Canal+ a récemment diffusé « Les éblouis », premier film de Sarah Suco, dans lequel une adolescente lutte contre l’emprise d’une secte.
Tout commence suavement : une paroisse d’Angoulême, animée par un prêtre charismatique (Jean-Pierre Darroussin). Une paroisse dont les messes sont gaies, animées au son des guitares ; une paroisse accueillante, dans laquelle on ne se contente pas de bonjour-aurevoir, on partage des repas, on fait la charité aux pauvres.
La paroisse sert de vitrine à la Communauté de la Colombe, où vivent des religieux, des religieuses et des laïcs sous la conduite du prêtre, reconnu comme « berger ». Christine Lourmel (Camille Cottin) et son mari Frédéric (Éric Caravaca) décident de vivre, eux et leurs quatre enfants, au sein de cette communauté où se pratiquent au quotidien les valeurs chrétiennes auxquelles ils croient.
L’aînée des enfants, Camille (Céleste Brunnquell) ne voit pas d’un mauvais œil cette nouvelle vie. Le premier craquement vient lorsqu’elle, qui se passionne pour le cirque, interprète pour la communauté un numéro de clown se moquant gentiment des ses prières. La religion ne fait pas bon ménage avec le rire. Le Berger la recadre durement et exige qu’elle abandonne l’école du cirque.
Peu à peu, elle découvre l’emprise totalitaire de la secte : obéissance aveugle au Berger, que l’on accueille en bêlant comme des moutons ; aliénation du patrimoine familial et dépendance financière à l’égard du groupe ; rupture des relations avec l’extérieur, y compris avec les parents que l’on diabolise en les accusant de pédophilie.
La communauté exige de ses membres qu’ils demandent publiquement pardon pour leurs errements à l’égard de la norme. Les déviants sont mis à l’écart lors des repas et enfermés à clé la nuit. Les séances d’exorcisme dans la salle de prière sont terrifiantes de violence.
Camille entretient des points d’ancrage qui lui évitent de sombrer, comme ses parents, dans l’infantilisation et la folie. Elle rencontre en secret ses grands-parents maternels, ostracisés par la secte. Sur le chemin du lycée, elle troque sa robe longue vieillotte contre des pantalons moulants. Et surtout, elle entre dans une dynamique amoureuse avec Boris, un élève de l’école du cirque.
Le point de rupture est proche. Il faut choisir, se sauver soi-même, sauver ses frères et sœurs.
« Les éblouis » est un excellent film. Le scénario révèle par petites touches la perversité d’une communauté qui parvient à grignoter les personnalités jusqu’à ce que n’existent plus que des frères et sœurs indifférenciés ; une communauté dans laquelle, faute de régulation, toutes les déviances sont possibles.
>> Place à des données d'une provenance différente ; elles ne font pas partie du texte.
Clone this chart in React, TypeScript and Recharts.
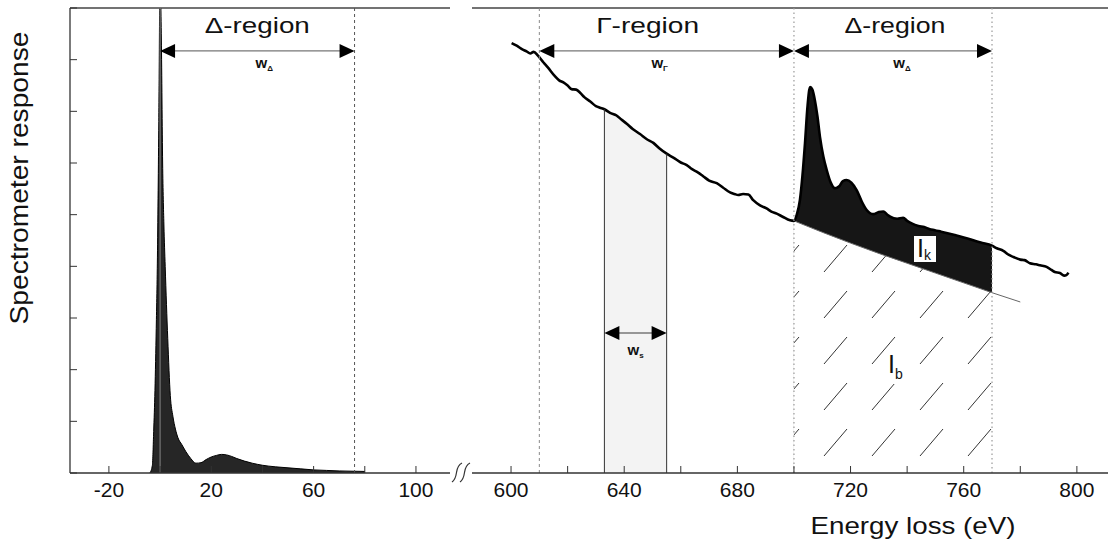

La jeune Céleste Brunnquell est formidable d’un bout à l’autre du film, adolescente tiraillée entre l’amour fidèle pour ses parents et la lucidité. Jean-Pierre Darroussin, que l’on voit souvent dans des rôles de losers, joue de manière convaincante celui d’un manipulateur pervers et sans scrupules. Camille Cottin et Éric Caravaca portent avec justesse les personnages de parents qui sombrent dans la folie et risquent, avec eux, de détruire la vie de leurs enfants.